Step 4: Balance oxygen by adding H₂O
Reduction side needs 4 O on left: MnO₄⁻ → Mn²⁺ + 4H₂O
Step 5: Balance hydrogen by adding H⁺
Right side has 8 H from water: 8H⁺ + MnO₄⁻ → Mn²⁺ + 4H₂O
Step 6: Balance charge with electrons
Oxidation: Fe²⁺ → Fe³⁺ + 1e⁻
Reduction: 5e⁻ + 8H⁺ + MnO₄⁻ → Mn²⁺ + 4H₂O
Step 7: Multiply to equalize electrons
Multiply oxidation by 5: 5Fe²⁺ → 5Fe³⁺ + 5e⁻
Multiply reduction by 1: 5e⁻ + 8H⁺ + MnO₄⁻ → Mn²⁺ + 4H₂O
Step 8: Add and cancel
5Fe²⁺ + 8H⁺ + MnO₄⁻ → 5Fe³⁺ + Mn²⁺ + 4H₂O
Done. Atoms balanced. Charge balanced (17+ on each side).

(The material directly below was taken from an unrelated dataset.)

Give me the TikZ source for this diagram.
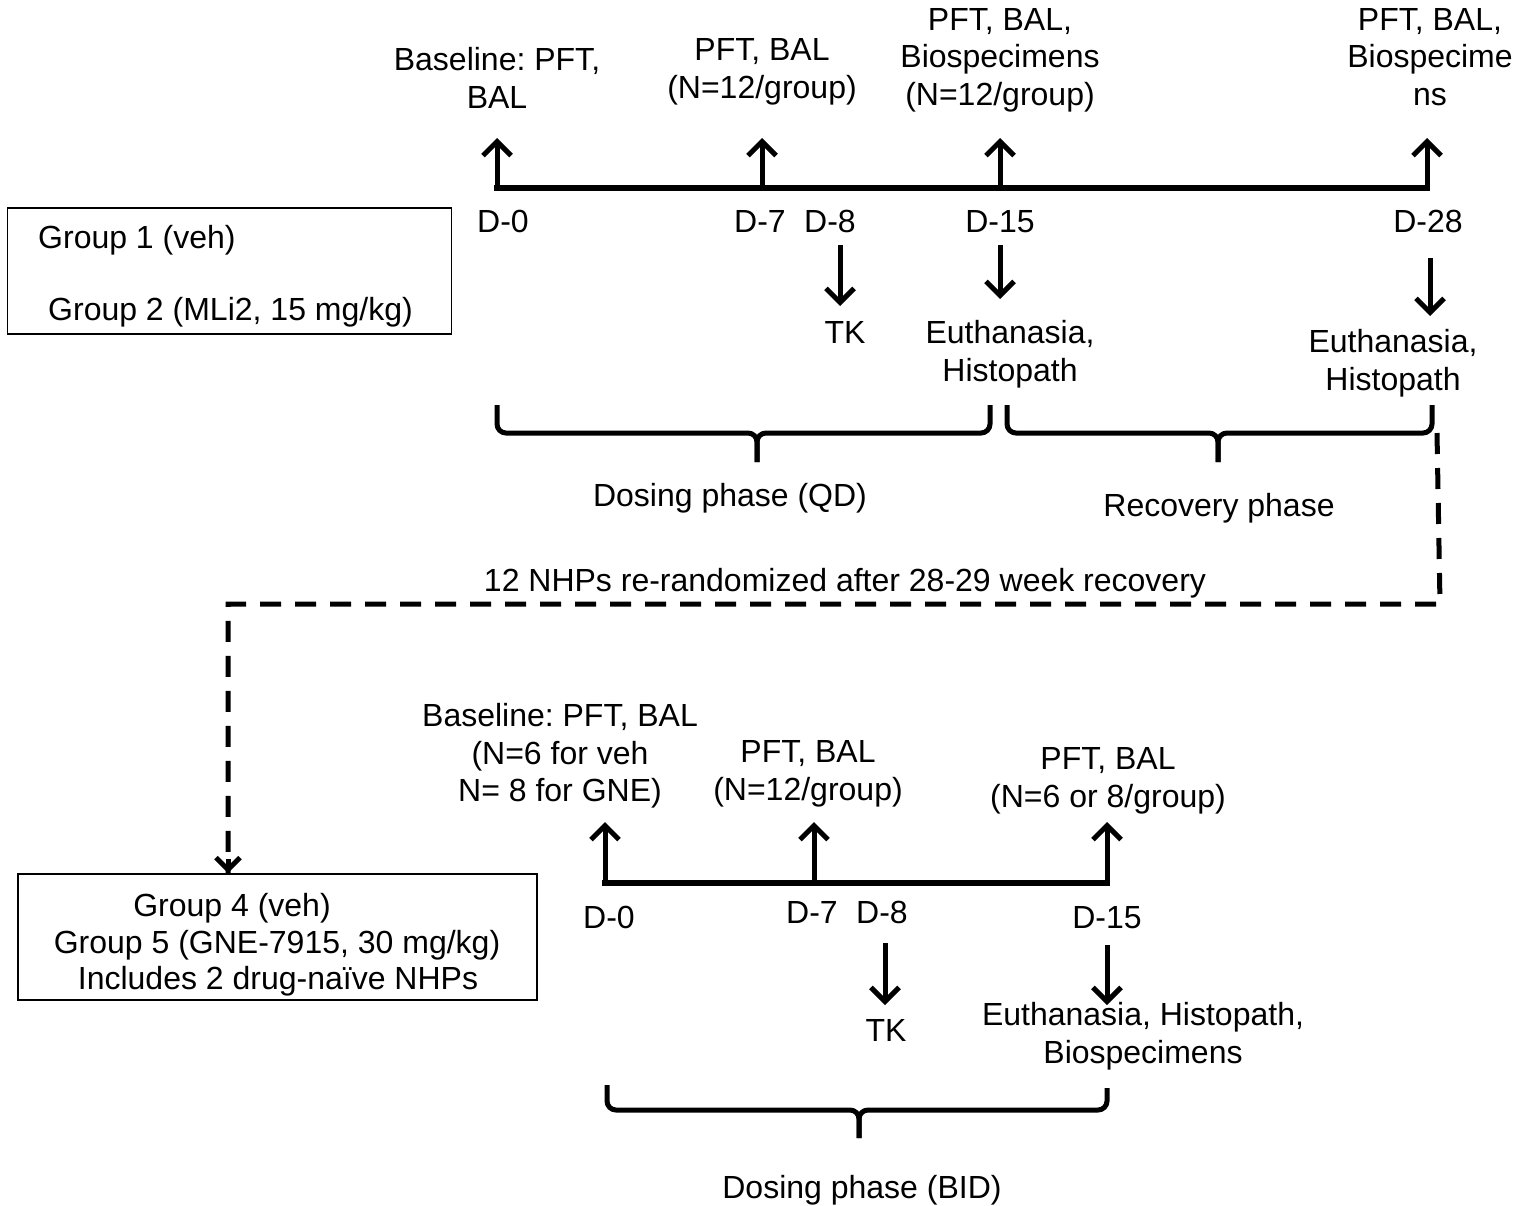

Electrons canceled.
For Basic Solutions
Same steps 1-8, then add OH⁻ to neutralize H⁺. Convert every H⁺ + OH⁻ → H₂O, then cancel water molecules.
Common Mistakes to Avoid
- Forgetting to balance charge, not just atoms
- Adding electrons to the wrong side
- Not simplifying the final equation
- Screwing up oxidation numbers from the start
- Using the wrong number of H⁺ or OH⁻ for acidic vs basic conditions
The oxidation number mistake is the most common. If your starting numbers are wrong, everything downstream is garbage.
Quick Reference
| Method | Best For | Difficulty | Speed |
|---|---|---|---|
| Oxidation Number | Simple reactions, organic | Medium | Faster |
| Half-Reaction | Complex, electrochemical | Medium-High | Slower but reliable |
| Inspection | Very simple reactions only | Low | Fastest |
For most redox problems, the half-reaction method is the safest bet. It takes longer, but it rarely fails. The oxidation number method is faster when you can track electrons cleanly.